**Stated exercise:** Starting at the first line of the data, print each line verbatim up to and including the line bearing "13.83, 14.11, 14.18];", omitting pictures.

**Supplied data:**
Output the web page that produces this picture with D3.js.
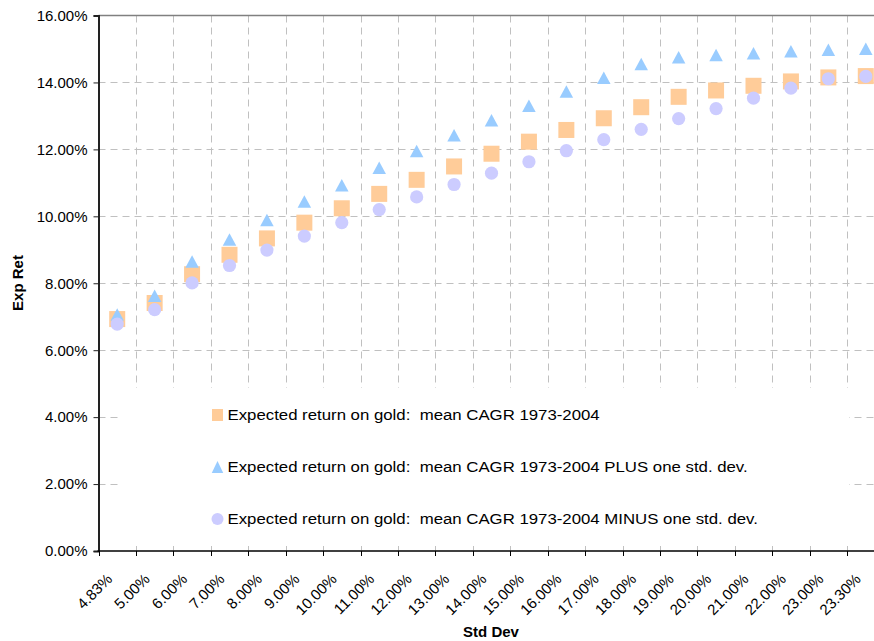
<!DOCTYPE html>
<html>
<head>
<meta charset="utf-8">
<script src="https://cdn.jsdelivr.net/npm/d3@7/dist/d3.min.js"></script>
<style>
  html, body { margin: 0; padding: 0; background: #fff; }
  svg { display: block; font-family: Arial, "Liberation Sans", sans-serif; }
</style>
</head>
<body>
<script>
// Standard deviation categories (x axis)
const categories = ["4.83%", "5.00%", "6.00%", "7.00%", "8.00%", "9.00%", "10.00%",
  "11.00%", "12.00%", "13.00%", "14.00%", "15.00%", "16.00%", "17.00%", "18.00%",
  "19.00%", "20.00%", "21.00%", "22.00%", "23.00%", "23.30%"];

// Expected return (%) for each series
const meanCAGR = [6.93, 7.41, 8.27, 8.85, 9.34, 9.81, 10.24, 10.67, 11.09, 11.49, 11.87,
  12.23, 12.58, 12.93, 13.26, 13.57, 13.76, 13.90, 14.03, 14.15, 14.19];
const plusStd = [7.07, 7.63, 8.65, 9.31, 9.89, 10.44, 10.93, 11.45, 11.95, 12.42, 12.87,
  13.30, 13.73, 14.14, 14.55, 14.75, 14.82, 14.87, 14.93, 14.98, 15.01];
const minusStd = [6.78, 7.21, 8.01, 8.53, 8.99, 9.41, 9.81, 10.20, 10.58, 10.95, 11.29,
  11.63, 11.96, 12.29, 12.60, 12.92, 13.22, 13.53, 13.83, 14.11, 14.18];

// Y axis ticks (%)
const yTicks = [0, 2, 4, 6, 8, 10, 12, 14, 16];

const seriesNames = [
  "Expected return on gold:  mean CAGR 1973-2004",
  "Expected return on gold:  mean CAGR 1973-2004 PLUS one std. dev.",
  "Expected return on gold:  mean CAGR 1973-2004 MINUS one std. dev."
];
const seriesColors = ["#FFCC99", "#99CCFF", "#CCCCFF"];

const W = 874, H = 641;
const plot = { left: 98.5, top: 15.5, right: 884.5, bottom: 551 };

const svg = d3.select("body").append("svg")
  .attr("width", W).attr("height", H);

const x = d3.scaleBand().domain(categories).range([plot.left, plot.right]).padding(0);
const y = d3.scaleLinear().domain([0, 16]).range([plot.bottom, plot.top]);

const gridColor = "#c0c0c0";
const dash = "7,5";

// Horizontal gridlines
svg.append("g").selectAll("line")
  .data(yTicks.filter(t => t > 0 && t < 16))
  .join("line")
  .attr("x1", plot.left).attr("x2", plot.right)
  .attr("y1", d => Math.round(y(d)) + 0.5).attr("y2", d => Math.round(y(d)) + 0.5)
  .attr("stroke", gridColor).attr("stroke-dasharray", dash);

// Vertical gridlines at category boundaries
svg.append("g").selectAll("line")
  .data(categories.slice(1))
  .join("line")
  .attr("x1", d => Math.round(x(d)) + 0.5).attr("x2", d => Math.round(x(d)) + 0.5)
  .attr("y1", plot.top).attr("y2", plot.bottom)
  .attr("stroke", gridColor).attr("stroke-dasharray", dash);

// Plot area top border
svg.append("line")
  .attr("x1", plot.left).attr("x2", plot.right)
  .attr("y1", plot.top).attr("y2", plot.top)
  .attr("stroke", "#808080").attr("stroke-width", 1.5);

// Legend box (white, covers the gridlines beneath)
const legend = { x: 122, y: 388, w: 727, h: 158 };
svg.append("rect")
  .attr("x", legend.x).attr("y", legend.y)
  .attr("width", legend.w).attr("height", legend.h)
  .attr("fill", "#fff");

// Y axis
const yAxis = d3.axisLeft(y).tickValues(yTicks)
  .tickFormat(d => d.toFixed(2) + "%").tickSize(5).tickPadding(6);
const gy = svg.append("g").attr("transform", `translate(${plot.left},0)`).call(yAxis);
gy.select(".domain").attr("stroke", "#222").attr("stroke-width", 2);
gy.selectAll(".tick line").attr("stroke", "#222");
gy.selectAll(".tick text")
  .attr("font-size", 15).attr("fill", "#000")
  .attr("font-family", "Arial, 'Liberation Sans', sans-serif");

// X axis with ticks at category boundaries
const gx = svg.append("g").attr("transform", `translate(0,${plot.bottom})`);
gx.append("line")
  .attr("x1", plot.left - 1).attr("x2", plot.right)
  .attr("y1", 0).attr("y2", 0)
  .attr("stroke", "#000").attr("stroke-width", 1.5);
gx.selectAll("line.tk")
  .data(categories.concat(["end"]))
  .join("line").attr("class", "tk")
  .attr("x1", (d, i) => Math.round(plot.left + i * x.bandwidth()) + 0.5)
  .attr("x2", (d, i) => Math.round(plot.left + i * x.bandwidth()) + 0.5)
  .attr("y1", 0).attr("y2", 5)
  .attr("stroke", "#000");
gx.selectAll("text")
  .data(categories)
  .join("text")
  .attr("transform", d => `translate(${x(d) + x.bandwidth() / 2 - 4},29) rotate(-45)`)
  .attr("text-anchor", "end")
  .attr("font-size", 15)
  .attr("fill", "#000")
  .text(d => d);

// Axis titles
svg.append("text")
  .attr("transform", `translate(23,283) rotate(-90)`)
  .attr("text-anchor", "middle")
  .attr("font-size", 15).attr("font-weight", "bold")
  .text("Exp Ret");
svg.append("text")
  .attr("x", 491).attr("y", 637)
  .attr("text-anchor", "middle")
  .attr("font-size", 15).attr("font-weight", "bold")
  .text("Std Dev");

// Marker shapes
function trianglePath(w, h) {
  return `M0,${-h / 2}L${w / 2},${h / 2}L${-w / 2},${h / 2}Z`;
}
const cx = (d, i) => x(categories[i]) + x.bandwidth() / 2;

// Series 1: squares
svg.append("g").selectAll("rect")
  .data(meanCAGR)
  .join("rect")
  .attr("x", (d, i) => cx(d, i) - 8).attr("y", d => y(d) - 8)
  .attr("width", 16).attr("height", 16)
  .attr("fill", seriesColors[0]);

// Series 2: triangles
svg.append("g").selectAll("path")
  .data(plusStd)
  .join("path")
  .attr("transform", (d, i) => `translate(${cx(d, i)},${y(d)})`)
  .attr("d", trianglePath(13.5, 12.5))
  .attr("fill", seriesColors[1]);

// Series 3: circles
svg.append("g").selectAll("circle")
  .data(minusStd)
  .join("circle")
  .attr("cx", (d, i) => cx(d, i)).attr("cy", d => y(d))
  .attr("r", 6.6)
  .attr("fill", seriesColors[2]);

// Legend entries
const rowY = [415, 467, 519];
const lg = svg.append("g");
seriesNames.forEach((name, i) => {
  const g = lg.append("g").attr("transform", `translate(217.5,${rowY[i]})`);
  if (i === 0) {
    g.append("rect").attr("x", -5.5).attr("y", -6).attr("width", 11).attr("height", 12)
      .attr("fill", seriesColors[0]);
  } else if (i === 1) {
    g.append("path").attr("d", trianglePath(11.5, 12)).attr("fill", seriesColors[1]);
  } else {
    g.append("circle").attr("r", 6).attr("fill", seriesColors[2]);
  }
  g.append("text")
    .attr("transform", "translate(10,0) scale(1.12,1)")
    .attr("dy", "0.36em")
    .attr("font-size", 15)
    .attr("fill", "#000")
    .attr("xml:space", "preserve")
    .style("white-space", "pre")
    .text(name);
});
</script>
</body>
</html>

**Result of the exercise:**
Output the web page that produces this picture with D3.js.
<!DOCTYPE html>
<html>
<head>
<meta charset="utf-8">
<script src="https://cdn.jsdelivr.net/npm/d3@7/dist/d3.min.js"></script>
<style>
  html, body { margin: 0; padding: 0; background: #fff; }
  svg { display: block; font-family: Arial, "Liberation Sans", sans-serif; }
</style>
</head>
<body>
<script>
// Standard deviation categories (x axis)
const categories = ["4.83%", "5.00%", "6.00%", "7.00%", "8.00%", "9.00%", "10.00%",
  "11.00%", "12.00%", "13.00%", "14.00%", "15.00%", "16.00%", "17.00%", "18.00%",
  "19.00%", "20.00%", "21.00%", "22.00%", "23.00%", "23.30%"];

// Expected return (%) for each series
const meanCAGR = [6.93, 7.41, 8.27, 8.85, 9.34, 9.81, 10.24, 10.67, 11.09, 11.49, 11.87,
  12.23, 12.58, 12.93, 13.26, 13.57, 13.76, 13.90, 14.03, 14.15, 14.19];
const plusStd = [7.07, 7.63, 8.65, 9.31, 9.89, 10.44, 10.93, 11.45, 11.95, 12.42, 12.87,
  13.30, 13.73, 14.14, 14.55, 14.75, 14.82, 14.87, 14.93, 14.98, 15.01];
const minusStd = [6.78, 7.21, 8.01, 8.53, 8.99, 9.41, 9.81, 10.20, 10.58, 10.95, 11.29,
  11.63, 11.96, 12.29, 12.60, 12.92, 13.22, 13.53, 13.83, 14.11, 14.18];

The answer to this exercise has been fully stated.